Sunday, June 16, 2013

How Reddit Could Compete—Or Work With—Netflix And Amazon

As television networks have struggled with their ratings this winter, online content distributors have heated up. House of Cards has succeeded in making Netflix look buzzy, at least for a cycle—even if the show isn’t a candidate for the pantheon, it was a demonstration that a distributor could put up the money to make something that looked attractive on a big screen or a computer monitor, and to attract strong acting talent to a project. Amazon is investing in a range of shows it’ll test for audiences before greenlighting a few of the products for longer seasons. YouTube, which has been investing in content channels, had one of its mini-networks, WIGS, enter into a partnership with Fox. And now the network’s discovered an even more intriguing content partner, Reddit, which has just launched its first series:

Reddit general manager Erik Martin tells The Hollywood Reporter that the series, which is funded by YouTube, marks an experiment to encourage the site’s users to create web video rather than a larger foray by the company to get into original web programming. “For us, it’s more about encouraging the Reddit community and bigger community of producers, filmmakers and animators out there to create content, video, web series, shows … based on Reddit content,” Martin says. The “Explain Like I’m Five” subreddit, which the company says gets an estimated 4 million page-views monthly, was chosen because its discussion concept seemed fit for a video series.

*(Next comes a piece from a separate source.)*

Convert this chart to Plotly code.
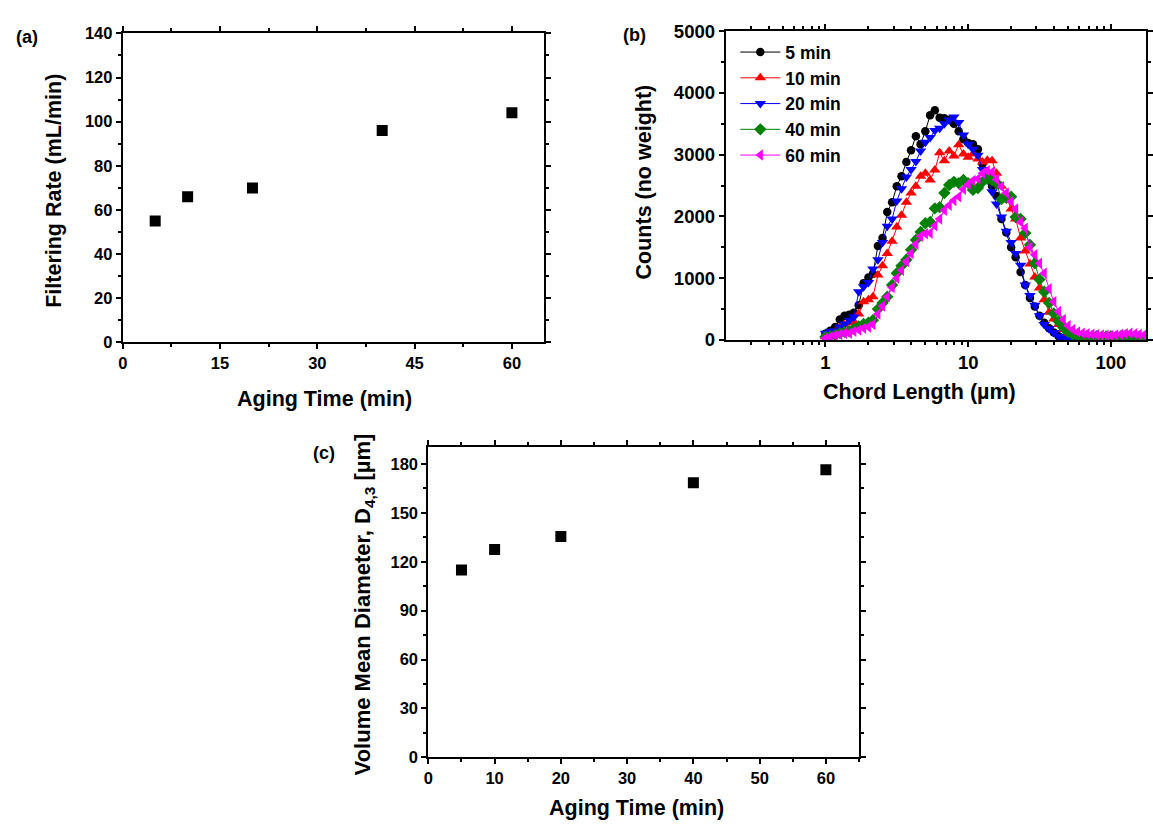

What makes Reddit fascinating as a potential developer and tester of content is very different from other outlets who are getting into this business. Amazon and Netflix are both content distributors with an advantage over television networks, which have to set one schedule for all viewers. Amazon and Netflix viewers can program their own sequences of content, and Amazon and Netflix use sophisticated content ratings algorithms to help those viewers find content they might like based on what they’ve consumed before.

Reddit lacks that algorithm, but it has communities that are extremely good at tearing apart content and analyzing ideas. Most of the time, they do that for content that members bring in from the outside, though things like Ask Me Anything sessions are organically generated for Reddit in particular. Those communities could be repurposed as test audiences on a large scale—and a test audience that’s attracted to that content in particular, rather than picked by networks to see how content will appeal to a large range of viewers. It’s an enormously valuable resource, a chance to float a series, get both broad reactions and particular notes (if you’re willing to pick through the comments), and then go back and revise content either to continue distributing on Reddit and YouTube platforms, or to sell up the ladder to Netflix or Amazon. Netflix and Amazon are alternative distribution channels. Something like Reddit could give them a truly alternative development system.